▸ **What is asked**:
Reproduce nothing but the lines from the start of the material through the line that includes "const yearStartMonths = [0, 12, 24, 36, 48];", both ends included, and omit every picture.

▸ **Recorded information**:
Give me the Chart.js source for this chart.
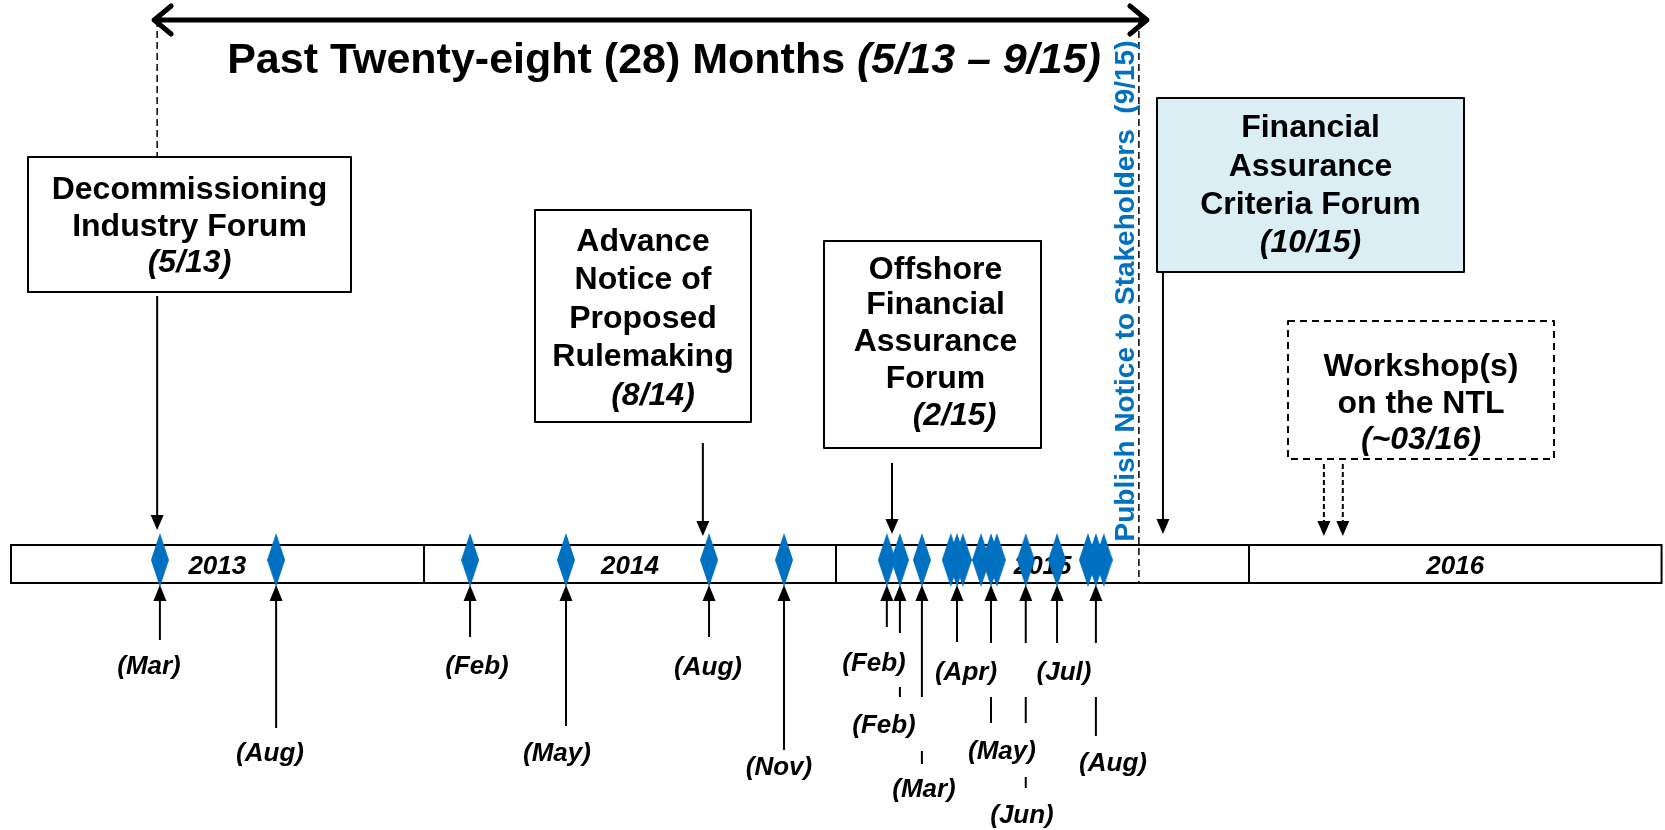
<!DOCTYPE html>
<html>
<head>
<meta charset="utf-8">
<script src="https://cdn.jsdelivr.net/npm/chart.js@4/dist/chart.umd.min.js"></script>
<style>
  html, body { margin: 0; padding: 0; background: #fff; }
  #wrap { width: 1665px; height: 830px; }
</style>
</head>
<body>
<div id="wrap"><canvas id="timeline" width="1665" height="830"></canvas></div>
<script>
// ===========================================
// DATA (x values are months counted from Jan 2013)
// ===========================================
const years = ['2013', '2014', '2015', '2016'];
const yearStartMonths = [0, 12, 24, 36, 48];

// blue diamonds on the timeline
const eventMonths = [
  4.33, 7.71, 13.35, 16.14, 20.30, 22.48,
  25.47, 25.85, 26.49, 27.33, 27.51, 27.68, 28.21, 28.50, 28.67,
  29.51, 30.42, 31.32, 31.55, 31.78
];

// month labels under the timeline, and which diamond they point at
const belowLabels = ['(Mar)', '(Aug)', '(Feb)', '(May)', '(Aug)', '(Nov)',
  '(Feb)', '(Feb)', '(Mar)', '(Apr)', '(May)', '(Jun)', '(Jul)', '(Aug)'];
const belowEventIndex = [0, 1, 2, 3, 4, 5, 6, 7, 8, 10, 13, 15, 16, 18];

// milestone boxes above the timeline
const boxTitles = [
  ['Decommissioning', 'Industry Forum'],
  ['Advance', 'Notice of', 'Proposed', 'Rulemaking'],
  ['Offshore', 'Financial', 'Assurance', 'Forum'],
  ['Financial', 'Assurance', 'Criteria Forum'],
  ['Workshop(s)', 'on the NTL']
];
const boxDates = ['(5/13)', '(8/14)', '(2/15)', '(10/15)', '(~03/16)'];
const boxArrowMonths = [[4.25], [20.12], [25.62], [33.50], [38.18, 38.73]];

// covered period
const periodStartMonth = 4.25;   // 5/13
const periodEndMonth = 32.80;    // 9/15
const titleMain = 'Past Twenty-eight (28) Months ';
const titleRange = '(5/13 \u2013 9/15)';
const noticeText = 'Publish Notice to Stakeholders  (9/15)';

// ===========================================
// LAYOUT
// ===========================================
const FONT = '"Liberation Sans", Arial, sans-serif';
const BLUE = '#0070C0';
const barTop = 545, barBottom = 583, timelineY = 560;

const boxLayout = [
  { x0: 28,   y0: 157, x1: 351,  y1: 292, lines: [190, 227, 263], dx: 0, dateDx: 0, from: 296, tip: 530 },
  { x0: 535,  y0: 210, x1: 751,  y1: 422, lines: [242, 280, 319, 357, 396], dx: 0, dateDx: 10, from: 443, tip: 536 },
  { x0: 824,  y0: 241, x1: 1041, y1: 448, lines: [270, 305, 342, 379, 416], dx: 3, dateDx: 22, from: 463, tip: 534 },
  { x0: 1157, y0: 98,  x1: 1464, y1: 272, lines: [128, 167, 205, 243], dx: 0, dateDx: 0, from: 272, tip: 534, fill: '#DAEEF3' },
  { x0: 1288, y0: 321, x1: 1554, y1: 459, lines: [367, 404, 440], dx: 0, dateDx: 0, from: 464, tip: 536, dashed: true }
];

const belowLabelPos = [
  [149, 667], [270, 754], [477, 667], [557, 754], [708, 668], [779, 768],
  [874, 664], [884, 726], [924, 790], [966, 673], [1002, 752], [1022, 816], [1064, 673], [1113, 764]
];
const belowSegments = [
  [[600, 640]], [[600, 728]], [[600, 637]], [[600, 726]], [[600, 637]], [[600, 750]],
  [[600, 627]], [[600, 633], [687, 697]], [[600, 697], [751, 764]], [[600, 642]],
  [[600, 643], [697, 723]], [[600, 643], [697, 723], [777, 788]], [[600, 643]], [[600, 643], [697, 736]]
];

// diamond marker
const diamond = document.createElement('canvas');
diamond.width = 18;
diamond.height = 54;
(function () {
  const c = diamond.getContext('2d');
  c.fillStyle = BLUE;
  c.beginPath();
  c.moveTo(9, 0);
  c.lineTo(18, 27);
  c.lineTo(9, 54);
  c.lineTo(0, 27);
  c.closePath();
  c.fill();
})();

function arrowHead(ctx, x, tipY, dir, w, len) {
  ctx.beginPath();
  ctx.moveTo(x, tipY);
  ctx.lineTo(x - w / 2, tipY - dir * len);
  ctx.lineTo(x + w / 2, tipY - dir * len);
  ctx.closePath();
  ctx.fill();
}

function vline(ctx, x, y0, y1) {
  ctx.beginPath();
  ctx.moveTo(x, y0);
  ctx.lineTo(x, y1);
  ctx.stroke();
}

// timeline bar and year labels, under the diamonds
const barPlugin = {
  id: 'bar',
  beforeDatasetsDraw(chart) {
    const ctx = chart.ctx;
    const xs = chart.scales.x;
    const yTop = chart.scales.y.getPixelForValue(barTop);
    const yBot = chart.scales.y.getPixelForValue(barBottom);
    const left = xs.getPixelForValue(yearStartMonths[0]);
    const right = xs.getPixelForValue(yearStartMonths[yearStartMonths.length - 1]);
    ctx.save();
    ctx.fillStyle = '#fff';
    ctx.fillRect(left, yTop, right - left, yBot - yTop);
    ctx.strokeStyle = '#000';
    ctx.lineWidth = 2;
    ctx.strokeRect(left, yTop, right - left, yBot - yTop);
    yearStartMonths.slice(1, -1).forEach(m => {
      const px = Math.round(xs.getPixelForValue(m));
      vline(ctx, px, yTop, yBot);
    });
    ctx.fillStyle = '#000';
    ctx.font = 'italic bold 26px ' + FONT;
    ctx.textAlign = 'center';
    ctx.textBaseline = 'middle';
    years.forEach((y, i) => {
      const mid = (yearStartMonths[i] + yearStartMonths[i + 1]) / 2;
      ctx.fillText(y, xs.getPixelForValue(mid), (yTop + yBot) / 2 + 3);
    });
    ctx.restore();
  }
};

// boxes, arrows and texts on top
const notesPlugin = {
  id: 'notes',
  afterDatasetsDraw(chart) {
    const ctx = chart.ctx;
    const xs = chart.scales.x;
    const xStart = xs.getPixelForValue(periodStartMonth);
    const xEnd = xs.getPixelForValue(periodEndMonth);
    ctx.save();
    ctx.strokeStyle = '#000';
    ctx.fillStyle = '#000';

    // period dashed lines
    ctx.lineWidth = 1.5;
    ctx.setLineDash([7, 4]);
    vline(ctx, xStart, 20, boxLayout[0].y0);
    vline(ctx, xEnd, 20, barBottom);
    ctx.setLineDash([]);

    // double arrow over the period
    const ax0 = xStart - 3, ax1 = xEnd + 8, ay = 20;
    ctx.lineWidth = 5;
    ctx.lineCap = 'round';
    ctx.lineJoin = 'round';
    ctx.beginPath();
    ctx.moveTo(ax0, ay); ctx.lineTo(ax1, ay);
    ctx.moveTo(ax0 + 17, ay - 14); ctx.lineTo(ax0, ay); ctx.lineTo(ax0 + 17, ay + 14);
    ctx.moveTo(ax1 - 17, ay - 14); ctx.lineTo(ax1, ay); ctx.lineTo(ax1 - 17, ay + 14);
    ctx.stroke();
    ctx.lineCap = 'butt';

    // title
    ctx.textBaseline = 'middle';
    ctx.textAlign = 'left';
    const fMain = 'bold 43px ' + FONT, fIt = 'italic bold 43px ' + FONT;
    ctx.font = fMain;
    const w1 = ctx.measureText(titleMain).width;
    ctx.font = fIt;
    const w2 = ctx.measureText(titleRange).width;
    const tx = 664 - (w1 + w2) / 2;
    ctx.font = fMain;
    ctx.fillText(titleMain, tx, 61);
    ctx.font = fIt;
    ctx.fillText(titleRange, tx + w1, 61);

    // blue rotated notice
    ctx.save();
    ctx.translate(1125, 291);
    ctx.rotate(-Math.PI / 2);
    ctx.fillStyle = BLUE;
    ctx.font = 'bold 28px ' + FONT;
    ctx.textAlign = 'center';
    ctx.fillText(noticeText, 0, 1);
    ctx.restore();

    // boxes
    boxLayout.forEach((b, i) => {
      ctx.lineWidth = 2;
      if (b.fill) {
        ctx.fillStyle = b.fill;
        ctx.fillRect(b.x0, b.y0, b.x1 - b.x0, b.y1 - b.y0);
      }
      if (b.dashed) ctx.setLineDash([7, 5]);
      ctx.strokeRect(b.x0, b.y0, b.x1 - b.x0, b.y1 - b.y0);
      ctx.setLineDash([]);
      ctx.fillStyle = '#000';
      ctx.textAlign = 'center';
      const cx = (b.x0 + b.x1) / 2;
      const titles = boxTitles[i];
      ctx.font = 'bold 32px ' + FONT;
      titles.forEach((t, k) => ctx.fillText(t, cx + b.dx, b.lines[k]));
      ctx.font = 'italic bold 32px ' + FONT;
      ctx.fillText(boxDates[i], cx + b.dateDx, b.lines[titles.length]);

      // arrows down to the timeline
      boxArrowMonths[i].forEach(m => {
        const px = xs.getPixelForValue(m);
        ctx.lineWidth = 2;
        if (b.dashed) ctx.setLineDash([5, 3]);
        vline(ctx, px, b.from, b.tip - 13);
        ctx.setLineDash([]);
        arrowHead(ctx, px, b.tip, 1, 13, 15);
      });
    });

    // month labels under the timeline
    ctx.font = 'italic bold 26px ' + FONT;
    ctx.textAlign = 'center';
    ctx.lineWidth = 2;
    belowLabels.forEach((lab, i) => {
      const px = xs.getPixelForValue(eventMonths[belowEventIndex[i]]);
      arrowHead(ctx, px, 585, -1, 13, 16);
      belowSegments[i].forEach(s => vline(ctx, px, s[0], s[1]));
      ctx.fillText(lab, belowLabelPos[i][0], belowLabelPos[i][1]);
    });
    ctx.restore();
  }
};

new Chart(document.getElementById('timeline'), {
  type: 'scatter',
  data: {
    datasets: [{
      label: 'Events',
      data: eventMonths.map(m => ({ x: m, y: timelineY })),
      pointStyle: diamond,
      pointRadius: 9,
      pointHoverRadius: 9
    }]
  },
  options: {
    responsive: false,
    animation: false,
    events: [],
    layout: { padding: 0, autoPadding: false },
    plugins: {
      legend: { display: false },
      tooltip: { enabled: false }
    },
    scales: {
      x: { type: 'linear', min: -0.32, max: 48.1, display: false },
      y: { type: 'linear', min: 0, max: 830, reverse: true, display: false }
    }
  },
  plugins: [barPlugin, notesPlugin]
});
</script>
</body>
</html>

▸ **Result for this task**:
Give me the Chart.js source for this chart.
<!DOCTYPE html>
<html>
<head>
<meta charset="utf-8">
<script src="https://cdn.jsdelivr.net/npm/chart.js@4/dist/chart.umd.min.js"></script>
<style>
  html, body { margin: 0; padding: 0; background: #fff; }
  #wrap { width: 1665px; height: 830px; }
</style>
</head>
<body>
<div id="wrap"><canvas id="timeline" width="1665" height="830"></canvas></div>
<script>
// ===========================================
// DATA (x values are months counted from Jan 2013)
// ===========================================
const years = ['2013', '2014', '2015', '2016'];
const yearStartMonths = [0, 12, 24, 36, 48];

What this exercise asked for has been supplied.